Our ninth featured speaker who will be at QA or the Highway is Joseph Beale.
I have a great time doing these talks. This is my third one and they flow in a somewhat logical order. As soon as I finished last year I was already starting to think about what I might want to share this year. I enjoy sharing what I’ve learned each year and I’ve gotten a lot of great feedback from people and that fuels me to try to do more.
2. What are you most looking forward to at this year’s conference?
The sessions are great but I spent most of last year’s conference just catching up with friends that I hadn’t seen in a while and forging new relationships. The day goes by very quickly but it is very fulfilling and so I’m really looking forward to seeing all of those old friends again.
3. Since last year, what has been some of your favorite reading references (books/blogs/etc) that have helped your grow as a testing professional?
Since I am now almost exclusively working with test automation I spend a lot of time searching for code examples on sites like API Dock and Stack Overflow. CheezyWorld has been very helpful to me in the past and I have gotten a lot of good tips from Joe Colantonio’s blog. As for books, I find that I am still continuously challenged by the vision laid out in “Continuous Delivery” by Jez Humble and David Farley.
4. What do you enjoy about the testing “field”/what keeps you in testing?
The field is constantly changing in terms of the technologies used and if you are a systems tester you don’t usually get stuck with any particular technology or language, something that can be a risk for developers. Testing is very bottom-line focused and that suits my personality. Also, testing is a field where there always seem to be new opportunities.
5. What do you think is the most important skill(s) software testers should have?
I look for individuals who have an eye for detail above everything else. A good tester is typically the kind of person who looks at a big paragraph of text and sees the typos before anyone else does. A willingness to experiment is important, as well as the ability to communicate with people from both the business and development sides of the house. Development experience is not essential but I think it’s helpful in this regard.

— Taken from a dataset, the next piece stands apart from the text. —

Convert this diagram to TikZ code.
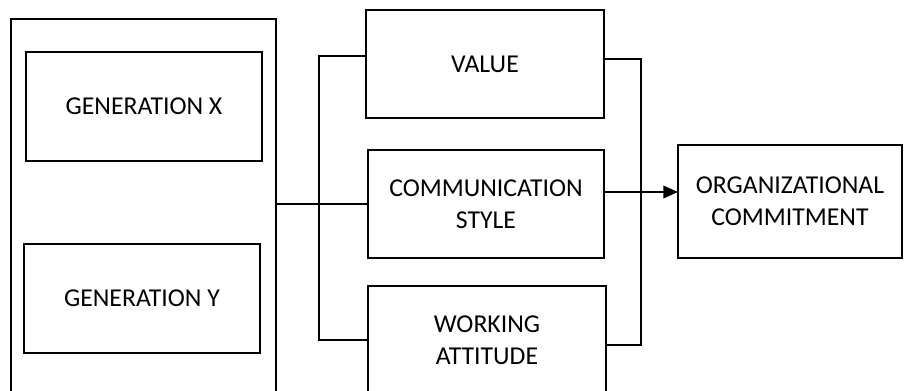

6. What advice would you give to new testers or to those looking to find their “testing spark” for reigniting their passion for testing?
I think it’s important for a tester to feel a bit of pain if a defect is present. He/she should take it personally. This will drive the tester toward maximum effort to analyze the problem and be able to explain it to people without casting stones or pointing fingers. Today there is more emphasis than ever on the idea of collaboration, the notion that the whole software delivery effort is about the team and not about the “star developer”. A healthy amount of respect for your colleagues combined with a passion to deliver a quality product will continuously renew your testing energies.
If you are not excited to get up and go to work every day (Ok, I’ll settle for “most days”) then you are probably in the wrong position. Take results personally and think about the steps necessary to improve the situation if it is not to your liking. There is no substitute for passion.
Joseph will be speaking on a session entitled “Feeding Your Automated Tests: A Practical Demo”.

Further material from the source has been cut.